Ningbo's auto exports zoom ahead as global demand surges
Cars line up at the Ningbo Meixi Ro-Ro Terminal, ready for export. [Photo/Tide News]
At Ningbo's Meishan Free Trade Zone, car carriers loaded with export vehicles queue for departure, while container ships packed with Chinese-made cars set sail for destinations like the United Arab Emirates and Brazil. These scenes reflect the booming momentum of Ningbo's auto exports.

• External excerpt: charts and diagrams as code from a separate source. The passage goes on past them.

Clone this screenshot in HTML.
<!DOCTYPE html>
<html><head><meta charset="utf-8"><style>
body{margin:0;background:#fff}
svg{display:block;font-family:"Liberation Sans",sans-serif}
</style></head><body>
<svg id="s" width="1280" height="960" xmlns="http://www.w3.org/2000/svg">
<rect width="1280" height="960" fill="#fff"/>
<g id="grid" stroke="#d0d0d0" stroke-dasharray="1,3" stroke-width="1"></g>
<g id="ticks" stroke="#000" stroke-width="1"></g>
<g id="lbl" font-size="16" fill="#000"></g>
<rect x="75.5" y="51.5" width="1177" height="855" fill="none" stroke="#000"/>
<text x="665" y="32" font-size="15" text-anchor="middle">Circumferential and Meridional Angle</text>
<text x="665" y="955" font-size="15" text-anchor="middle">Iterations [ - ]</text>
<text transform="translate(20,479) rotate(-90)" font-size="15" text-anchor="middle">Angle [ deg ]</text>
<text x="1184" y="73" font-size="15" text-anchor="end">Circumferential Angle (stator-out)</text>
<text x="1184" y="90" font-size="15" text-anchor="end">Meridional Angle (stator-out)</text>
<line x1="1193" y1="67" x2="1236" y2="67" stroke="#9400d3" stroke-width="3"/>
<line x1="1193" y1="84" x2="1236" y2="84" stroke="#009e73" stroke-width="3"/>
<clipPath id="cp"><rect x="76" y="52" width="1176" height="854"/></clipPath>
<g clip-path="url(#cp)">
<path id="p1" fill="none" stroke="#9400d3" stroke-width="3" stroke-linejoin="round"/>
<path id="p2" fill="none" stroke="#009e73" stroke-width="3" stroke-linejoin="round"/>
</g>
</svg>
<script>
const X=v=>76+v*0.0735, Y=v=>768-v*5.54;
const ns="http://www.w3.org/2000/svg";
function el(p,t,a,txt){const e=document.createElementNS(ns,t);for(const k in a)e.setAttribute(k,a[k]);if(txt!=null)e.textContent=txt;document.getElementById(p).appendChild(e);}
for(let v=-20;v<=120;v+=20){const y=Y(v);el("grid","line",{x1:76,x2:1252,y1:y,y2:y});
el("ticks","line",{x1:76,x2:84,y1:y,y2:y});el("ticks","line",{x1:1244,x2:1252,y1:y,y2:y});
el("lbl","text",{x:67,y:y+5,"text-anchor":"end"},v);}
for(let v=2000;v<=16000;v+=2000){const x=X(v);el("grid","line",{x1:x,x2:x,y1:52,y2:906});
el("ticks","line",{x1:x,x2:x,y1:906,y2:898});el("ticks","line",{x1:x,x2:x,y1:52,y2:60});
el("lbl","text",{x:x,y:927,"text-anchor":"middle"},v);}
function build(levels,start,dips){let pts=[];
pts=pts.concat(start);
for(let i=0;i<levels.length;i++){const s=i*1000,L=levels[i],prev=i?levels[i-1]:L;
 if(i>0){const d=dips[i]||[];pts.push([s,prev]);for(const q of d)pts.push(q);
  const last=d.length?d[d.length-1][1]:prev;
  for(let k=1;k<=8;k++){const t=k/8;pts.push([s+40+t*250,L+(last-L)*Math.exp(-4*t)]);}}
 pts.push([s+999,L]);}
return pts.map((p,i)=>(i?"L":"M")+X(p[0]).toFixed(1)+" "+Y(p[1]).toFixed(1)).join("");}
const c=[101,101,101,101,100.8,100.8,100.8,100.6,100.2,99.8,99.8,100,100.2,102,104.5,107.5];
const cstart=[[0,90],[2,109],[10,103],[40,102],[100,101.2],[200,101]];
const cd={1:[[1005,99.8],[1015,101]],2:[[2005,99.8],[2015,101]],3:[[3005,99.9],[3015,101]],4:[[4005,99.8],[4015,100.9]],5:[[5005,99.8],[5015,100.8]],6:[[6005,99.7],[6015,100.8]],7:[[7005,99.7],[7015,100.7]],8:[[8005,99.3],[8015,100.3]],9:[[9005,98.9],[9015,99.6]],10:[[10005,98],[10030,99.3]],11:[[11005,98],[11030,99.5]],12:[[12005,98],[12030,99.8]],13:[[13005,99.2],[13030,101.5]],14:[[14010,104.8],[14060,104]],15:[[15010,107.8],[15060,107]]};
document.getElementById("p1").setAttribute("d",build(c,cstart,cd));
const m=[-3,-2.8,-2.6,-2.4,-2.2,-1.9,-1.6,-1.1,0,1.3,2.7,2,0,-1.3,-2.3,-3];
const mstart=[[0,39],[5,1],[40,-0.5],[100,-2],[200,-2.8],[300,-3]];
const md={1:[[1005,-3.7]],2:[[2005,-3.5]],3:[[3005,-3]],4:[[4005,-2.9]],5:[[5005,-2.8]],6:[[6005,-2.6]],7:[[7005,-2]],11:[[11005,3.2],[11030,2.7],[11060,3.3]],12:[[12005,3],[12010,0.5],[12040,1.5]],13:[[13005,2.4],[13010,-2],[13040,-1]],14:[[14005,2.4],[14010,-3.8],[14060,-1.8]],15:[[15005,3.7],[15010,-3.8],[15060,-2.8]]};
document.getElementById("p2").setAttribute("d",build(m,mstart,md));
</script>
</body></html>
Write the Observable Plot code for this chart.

From January to July, the value of auto exports from Ningbo Port hit 22 billion yuan ($3.06 billion) — a 62.4 percent year-on-year increase. The UAE, Brazil and the European Union emerged as key growth markets, collectively contributing 11.92 billion yuan, each with export growth exceeding 200 percent.
Ningbo Sovel Supply Chain Management Co Ltd has reported over 50,000 vehicles exported this year, with new markets including Algeria, Egypt and Morocco. Customs innovations such as direct port loading and contactless customs clearances have eliminated delays, boosting the confidence of exporters.
China's new energy vehicles (NEVs) are continuing to gain traction overseas, driven by policy support and technological advances. Yet, exporters face rising challenges — trade restrictions, shifting regulations and technical barriers.
To track quality and safety risks of exported NEVs, Ningbo Customs established a first-tier monitoring station for NEV safety risks. The station collects and analyzes risk data, supporting the high-quality growth of NEV exports. From January to July, multiple safety alerts and analytical reports were submitted.